* **Problem statement**
Copy out the listing that follows exactly, dropping every picture.

-------

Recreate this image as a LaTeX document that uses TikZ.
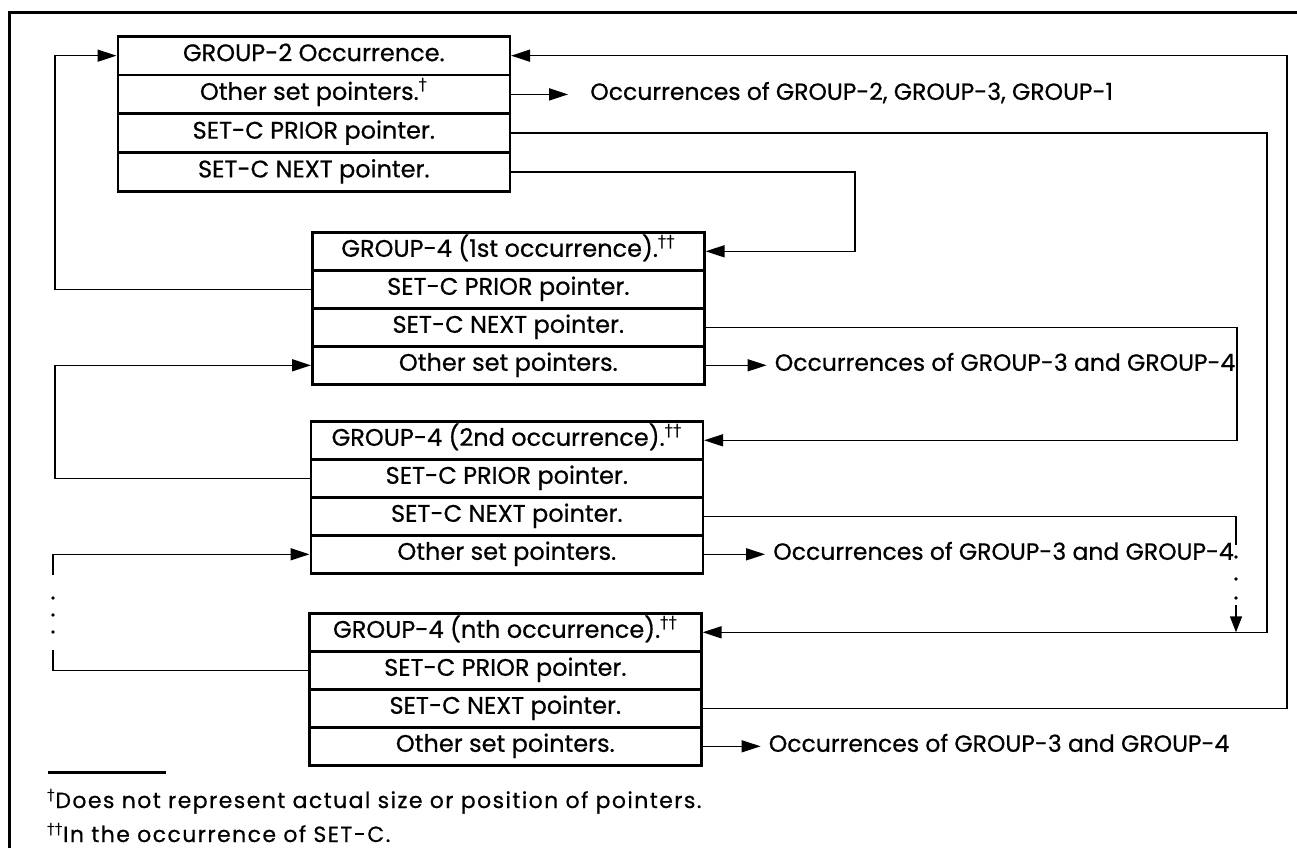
\documentclass[tikz,border=0pt]{standalone}
\usepackage{fontspec}
\setmainfont{Poppins}[FakeBold=0.6]
\newfontfamily\symf{DejaVu Sans}
\usetikzlibrary{arrows.meta}
\newcommand{\dg}{\textsuperscript{\symf †}}
\newcommand{\ddg}{\textsuperscript{\symf ††}}
\begin{document}
\begin{tikzpicture}[x=1pt,y=-1pt,
  frameline/.style={line width=3pt},
  rowbox/.style={draw, line width=2.6pt, minimum width=392pt, minimum height=38pt,
    inner sep=0pt, text height=16pt, text depth=5pt, anchor=north west,
    font=\fontsize{24}{27}\selectfont},
  rowboxA/.style={rowbox, minimum height=38.75pt},
  conn/.style={line width=1.6pt},
  arr/.style={conn, -{Triangle[length=19pt,width=12pt]}},
  arrD/.style={conn, -{Triangle[length=16pt,width=12pt]}},
  txt/.style={anchor=west, inner sep=0pt, text height=16pt, text depth=5pt,
    font=\fontsize{23.5}{26}\selectfont},
  fnote/.style={anchor=base west, inner sep=0pt,
    font=\fontsize{22}{25}\selectfont\addfontfeatures{LetterSpace=6.5}},
  dotm/.style={fill, circle, inner sep=0pt, minimum size=3.8pt}
]
\useasboundingbox (0,0) rectangle (1297,848);

% page frame
\draw[frameline] (9,848) -- (9,13) -- (1297,13);

% GROUP-2 box
\node[rowboxA] (b1r1) at (116.5,35)    {GROUP-2 Occurrence.};
\node[rowboxA] (b1r2) at (116.5,73.75) {Other set pointers.\dg};
\node[rowboxA] (b1r3) at (116.5,112.5) {SET-C PRIOR pointer.};
\node[rowboxA] (b1r4) at (116.5,151.25){SET-C NEXT pointer.};

% GROUP-4 1st
\node[rowbox] (b2r1) at (311,231) {GROUP-4 (1st occurrence).\ddg};
\node[rowbox] (b2r2) at (311,269) {SET-C PRIOR pointer.};
\node[rowbox] (b2r3) at (311,307) {SET-C NEXT pointer.};
\node[rowbox] (b2r4) at (311,345) {Other set pointers.};

% GROUP-4 2nd
\node[rowbox] (b3r1) at (309.5,420) {GROUP-4 (2nd occurrence).\ddg};
\node[rowbox] (b3r2) at (309.5,458) {SET-C PRIOR pointer.};
\node[rowbox] (b3r3) at (309.5,496) {SET-C NEXT pointer.};
\node[rowbox] (b3r4) at (309.5,534) {Other set pointers.};

% GROUP-4 nth
\node[rowbox] (b4r1) at (308,612) {GROUP-4 (nth occurrence).\ddg};
\node[rowbox] (b4r2) at (308,650) {SET-C PRIOR pointer.};
\node[rowbox] (b4r3) at (308,688) {SET-C NEXT pointer.};
\node[rowbox] (b4r4) at (308,726) {Other set pointers.};

% targets of other set pointers
\node[txt] (t1) at ([xshift=79pt]b1r2.east) {Occurrences of GROUP-2, GROUP-3, GROUP-1};
\node[txt] (t2) at ([xshift=69pt]b2r4.east) {Occurrences of GROUP-3 and GROUP-4};
\node[txt] (t3) at ([xshift=69pt]b3r4.east) {Occurrences of GROUP-3 and GROUP-4};
\node[txt] (t4) at ([xshift=66pt]b4r4.east) {Occurrences of GROUP-3 and GROUP-4};
\draw[arr, shorten >=22pt] (b1r2.east) -- (t1.west);
\draw[arr, shorten >=8pt]  (b2r4.east) -- (t2.west);
\draw[arr, shorten >=8pt]  (b3r4.east) -- (t3.west);
\draw[arr, shorten >=8pt]  (b4r4.east) -- (t4.west);

% left channels
\coordinate (L1) at (55,0);
\coordinate (LA) at (53,575);
\coordinate (LB) at (53,650);
\draw[arr] (b2r2.west) -- (b2r2.west -| L1) |- (b1r1.west);
\draw[arr] (b3r2.west) -- (b3r2.west -| L1) |- (b2r4.west);
\draw[conn] (b4r2.west) -| (LB);
\draw[arr] (LA) |- (b3r4.west);
\node[dotm] (ld1) at (53,598) {};
\node[dotm] (ld2) at (53,615) {};
\node[dotm] (ld3) at (53,632) {};

% right channels
\coordinate (R1) at (1267,0);
\coordinate (R2) at (1287,0);
\coordinate (R3) at (855,0);
\coordinate (R4) at (1237,0);
\coordinate (RB) at (1236,545);
\coordinate (RC) at (1236,605);
\draw[arr] (b1r3.east) -- (b1r3.east -| R1) |- (b4r1.east);
\draw[arr] (b1r4.east) -- (b1r4.east -| R3) |- (b2r1.east);
\draw[arr] (b2r3.east) -- (b2r3.east -| R4) |- (b3r1.east);
\draw[arr] (b4r3.east) -- (b4r3.east -| R2) |- (b1r1.east);
\draw[conn] (b3r3.east) -| (RB);
\node[dotm] (rd1) at (1236,557) {};
\node[dotm] (rd2) at (1236,579) {};
\node[dotm] (rd3) at (1236,598) {};
\draw[arrD] (RC) -- (RC |- b4r1.east);

% footnotes
\draw[line width=3pt] (48,772) -- (166,772);
\node[fnote] (f1) at (47,808) {\textsuperscript{\symf †}Does not represent actual size or position of pointers.};
\node[fnote] (f2) at (47,842) {\textsuperscript{\symf ††}In the occurrence of SET-C.};
\end{tikzpicture}
\end{document}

-------

* **Answer**
Recreate this image as a LaTeX document that uses TikZ.
\documentclass[tikz,border=0pt]{standalone}
\usepackage{fontspec}
\setmainfont{Poppins}[FakeBold=0.6]
\newfontfamily\symf{DejaVu Sans}
\usetikzlibrary{arrows.meta}
\newcommand{\dg}{\textsuperscript{\symf †}}
\newcommand{\ddg}{\textsuperscript{\symf ††}}
\begin{document}
\begin{tikzpicture}[x=1pt,y=-1pt,
  frameline/.style={line width=3pt},
  rowbox/.style={draw, line width=2.6pt, minimum width=392pt, minimum height=38pt,
    inner sep=0pt, text height=16pt, text depth=5pt, anchor=north west,
    font=\fontsize{24}{27}\selectfont},
  rowboxA/.style={rowbox, minimum height=38.75pt},
  conn/.style={line width=1.6pt},
  arr/.style={conn, -{Triangle[length=19pt,width=12pt]}},
  arrD/.style={conn, -{Triangle[length=16pt,width=12pt]}},
  txt/.style={anchor=west, inner sep=0pt, text height=16pt, text depth=5pt,
    font=\fontsize{23.5}{26}\selectfont},
  fnote/.style={anchor=base west, inner sep=0pt,
    font=\fontsize{22}{25}\selectfont\addfontfeatures{LetterSpace=6.5}},
  dotm/.style={fill, circle, inner sep=0pt, minimum size=3.8pt}
]
\useasboundingbox (0,0) rectangle (1297,848);

% page frame
\draw[frameline] (9,848) -- (9,13) -- (1297,13);

% GROUP-2 box
\node[rowboxA] (b1r1) at (116.5,35)    {GROUP-2 Occurrence.};
\node[rowboxA] (b1r2) at (116.5,73.75) {Other set pointers.\dg};
\node[rowboxA] (b1r3) at (116.5,112.5) {SET-C PRIOR pointer.};
\node[rowboxA] (b1r4) at (116.5,151.25){SET-C NEXT pointer.};

% GROUP-4 1st
\node[rowbox] (b2r1) at (311,231) {GROUP-4 (1st occurrence).\ddg};
\node[rowbox] (b2r2) at (311,269) {SET-C PRIOR pointer.};
\node[rowbox] (b2r3) at (311,307) {SET-C NEXT pointer.};
\node[rowbox] (b2r4) at (311,345) {Other set pointers.};

% GROUP-4 2nd
\node[rowbox] (b3r1) at (309.5,420) {GROUP-4 (2nd occurrence).\ddg};
\node[rowbox] (b3r2) at (309.5,458) {SET-C PRIOR pointer.};
\node[rowbox] (b3r3) at (309.5,496) {SET-C NEXT pointer.};
\node[rowbox] (b3r4) at (309.5,534) {Other set pointers.};

% GROUP-4 nth
\node[rowbox] (b4r1) at (308,612) {GROUP-4 (nth occurrence).\ddg};
\node[rowbox] (b4r2) at (308,650) {SET-C PRIOR pointer.};
\node[rowbox] (b4r3) at (308,688) {SET-C NEXT pointer.};
\node[rowbox] (b4r4) at (308,726) {Other set pointers.};

% targets of other set pointers
\node[txt] (t1) at ([xshift=79pt]b1r2.east) {Occurrences of GROUP-2, GROUP-3, GROUP-1};
\node[txt] (t2) at ([xshift=69pt]b2r4.east) {Occurrences of GROUP-3 and GROUP-4};
\node[txt] (t3) at ([xshift=69pt]b3r4.east) {Occurrences of GROUP-3 and GROUP-4};
\node[txt] (t4) at ([xshift=66pt]b4r4.east) {Occurrences of GROUP-3 and GROUP-4};
\draw[arr, shorten >=22pt] (b1r2.east) -- (t1.west);
\draw[arr, shorten >=8pt]  (b2r4.east) -- (t2.west);
\draw[arr, shorten >=8pt]  (b3r4.east) -- (t3.west);
\draw[arr, shorten >=8pt]  (b4r4.east) -- (t4.west);

% left channels
\coordinate (L1) at (55,0);
\coordinate (LA) at (53,575);
\coordinate (LB) at (53,650);
\draw[arr] (b2r2.west) -- (b2r2.west -| L1) |- (b1r1.west);
\draw[arr] (b3r2.west) -- (b3r2.west -| L1) |- (b2r4.west);
\draw[conn] (b4r2.west) -| (LB);
\draw[arr] (LA) |- (b3r4.west);
\node[dotm] (ld1) at (53,598) {};
\node[dotm] (ld2) at (53,615) {};
\node[dotm] (ld3) at (53,632) {};

% right channels
\coordinate (R1) at (1267,0);
\coordinate (R2) at (1287,0);
\coordinate (R3) at (855,0);
\coordinate (R4) at (1237,0);
\coordinate (RB) at (1236,545);
\coordinate (RC) at (1236,605);
\draw[arr] (b1r3.east) -- (b1r3.east -| R1) |- (b4r1.east);
\draw[arr] (b1r4.east) -- (b1r4.east -| R3) |- (b2r1.east);
\draw[arr] (b2r3.east) -- (b2r3.east -| R4) |- (b3r1.east);
\draw[arr] (b4r3.east) -- (b4r3.east -| R2) |- (b1r1.east);
\draw[conn] (b3r3.east) -| (RB);
\node[dotm] (rd1) at (1236,557) {};
\node[dotm] (rd2) at (1236,579) {};
\node[dotm] (rd3) at (1236,598) {};
\draw[arrD] (RC) -- (RC |- b4r1.east);

% footnotes
\draw[line width=3pt] (48,772) -- (166,772);
\node[fnote] (f1) at (47,808) {\textsuperscript{\symf †}Does not represent actual size or position of pointers.};
\node[fnote] (f2) at (47,842) {\textsuperscript{\symf ††}In the occurrence of SET-C.};
\end{tikzpicture}
\end{document}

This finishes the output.